Между “Леонардо” и “Петром” я написал “Л. Толстого и Достоевского”. Эту работу тоже не мог нигде напечатать. Когда уже отчаялся, приняли ее в “Мире искусства”, приюте всех “гонимых и отверженных”.
Готовясь к “Петру”, ездил для изучения быта сектантов и староверов за Волгу, на Керженец, в г. Семенов и на Светлое озеро, где находится, по преданию, невидимый Китеж-град. Здесь провел ночь на Ивана Купала в лесу, на берегу озера, в беседе с богомольцами и странниками, учителями разных вер, которые сходятся сюда в эту ночь со всей России. Потом узнал, что некоторые из них сохранили обо мне добрую память.
Тогда же, в конце 90-х годов, открылись религиозно-философские собрания. Первая мысль о них принадлежала не мне, а З. H. Гиппиус. Ею же основан журнал “Новый путь”.
Скоро собрания были запрещены Победоносцевым. Я ездил хлопотать за них к покойному митрополиту Антонию.
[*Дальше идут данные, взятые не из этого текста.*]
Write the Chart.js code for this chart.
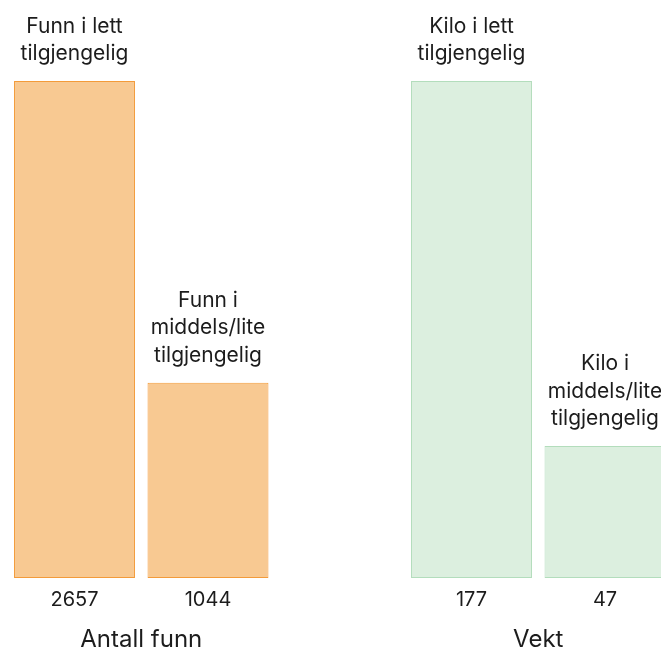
<!DOCTYPE html>
<html>
<head>
<meta charset="utf-8">
<script src="https://cdn.jsdelivr.net/npm/chart.js@4.4.1/dist/chart.umd.min.js"></script>
<style>
  html, body { margin: 0; padding: 0; background: #fff; overflow: hidden; width: 661px; height: 648px; }
  .panel { position: absolute; top: 0; width: 282px; height: 648px; }
  #left { left: 0; }
  #right { left: 397px; }
</style>
</head>
<body>
<div class="panel" id="left"><canvas id="cLeft" width="282" height="648"></canvas></div>
<div class="panel" id="right"><canvas id="cRight" width="282" height="648"></canvas></div>
<script>
// Number of finds by accessibility
const findCounts = [2657, 1044];
const findLabels = [["Funn i lett", "tilgjengelig"], ["Funn i", "middels/lite", "tilgjengelig"]];
const findTitle = "Antall funn";

// Weight (kg) by accessibility
const weightKg = [177, 47];
const weightLabels = [["Kilo i lett", "tilgjengelig"], ["Kilo i", "middels/lite", "tilgjengelig"]];
const weightTitle = "Vekt";

const FONT = "Inter, 'DejaVu Sans', sans-serif";
const TEXT = "#1c1c1c";

// Writes the multi-line caption above each bar
const barCaptions = {
  id: "barCaptions",
  afterDatasetsDraw(chart, args, opts) {
    const ctx = chart.ctx;
    const meta = chart.getDatasetMeta(0);
    ctx.save();
    ctx.font = "21px " + FONT;
    ctx.fillStyle = TEXT;
    ctx.textAlign = "center";
    ctx.textBaseline = "alphabetic";
    meta.data.forEach((bar, i) => {
      const lines = opts.lines[i];
      const n = lines.length;
      lines.forEach((line, j) => {
        const y = bar.y - 21 - (n - 1 - j) * 27.5;
        ctx.fillText(line, bar.x, y);
      });
    });
    ctx.restore();
  }
};

function makePanel(canvasId, values, captions, title, fill, stroke) {
  new Chart(document.getElementById(canvasId), {
    type: "bar",
    data: {
      labels: values.map(String),
      datasets: [{
        data: values,
        backgroundColor: fill,
        borderColor: stroke,
        borderWidth: 1,
        borderSkipped: false,
        categoryPercentage: 1,
        barPercentage: 0.906
      }]
    },
    options: {
      responsive: false,
      animation: false,
      events: [],
      layout: { padding: { top: 81, left: 7.75, right: 7.25, bottom: 0 } },
      plugins: {
        legend: { display: false },
        tooltip: { enabled: false },
        barCaptions: { lines: captions }
      },
      scales: {
        y: { display: false, min: 0, max: Math.max(...values) },
        x: {
          afterFit(scale) { scale.height = 70; },
          grid: { display: false, drawTicks: false },
          border: { display: false },
          ticks: { color: TEXT, font: { family: FONT, size: 20 }, padding: 10 },
          title: {
            display: true,
            text: title,
            color: TEXT,
            font: { family: FONT, size: 24, lineHeight: 0.7 },
            padding: { top: 0, bottom: 0 }
          }
        }
      }
    },
    plugins: [barCaptions]
  });
}

makePanel("cLeft", findCounts, findLabels, findTitle, "#F8C992", "#F39B3A");
makePanel("cRight", weightKg, weightLabels, weightTitle, "#DCEFDF", "#B3DDBC");
</script>
</body>
</html>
Он отказал, ссылаясь на свою подчиненность светским властям.
В одно из моих посещений лавры на темной лестнице, ступив нечаянно на стеклянную крышу какого-то люка, я провалился, больно ушибся и порезался, — мог бы ушибиться до смерти. Это падение было для меня символическим: я понял, что мой подход к православию добром не кончится.
Летом в 1904 году мы с З. H. Гиппиус ездили в “Ясную Поляну”. Толстой принял нас очень ласково. Мы ночевали у него и много беседовали о религиозных вопросах. Он хвалил очерк З. H. о Светлом озере. На прощанье, оставшись со мной наедине, сказал, глядя мне прямо в глаза своими добрыми и немного страшными, маленькими, медвежьими, “лесными” глазками, напоминающими дядю Ерошку:
— А мне говорили, что вы меня не любите. Очень рад, что это не так...
Я тогда уже смутно чувствовал, что в моей книге был не совеем справедлив к нему, что, несмотря на глубочайшие умственные расхождения, Толстой мне все-таки ближе, роднее Достоевского.
То, что я передумал, а главное —пережил в революционные годы 1905—1906, имело для внутреннего хода моего развития значение решающее. Я понял, — опять-таки не отвлеченно, а жизненно, — связь православия со старым порядком в России, понял также, что к новому пониманию христианства нельзя иначе подойти, как отрицая оба начала вместе.;
После московского восстания мы с женой уехали в Париж. Здесь, в сотрудничестве с Д. В. Философовым, издали на французском языке сборник статей, посвященных исследованию религиозного значения русской революции.
Написанная мною в Париже драма “Павел I” тотчас по выходе в свет в 1908 году была конфискована. Через четыре года меня судили за нее, обвиняя в “дерзостном неуважении к верховной власти”. Оправдали только по счастливой случайности. !
Тогда же, при переезде через границу, в Вержболове, рукопись моего романа “Александр I” была у меня отобрана.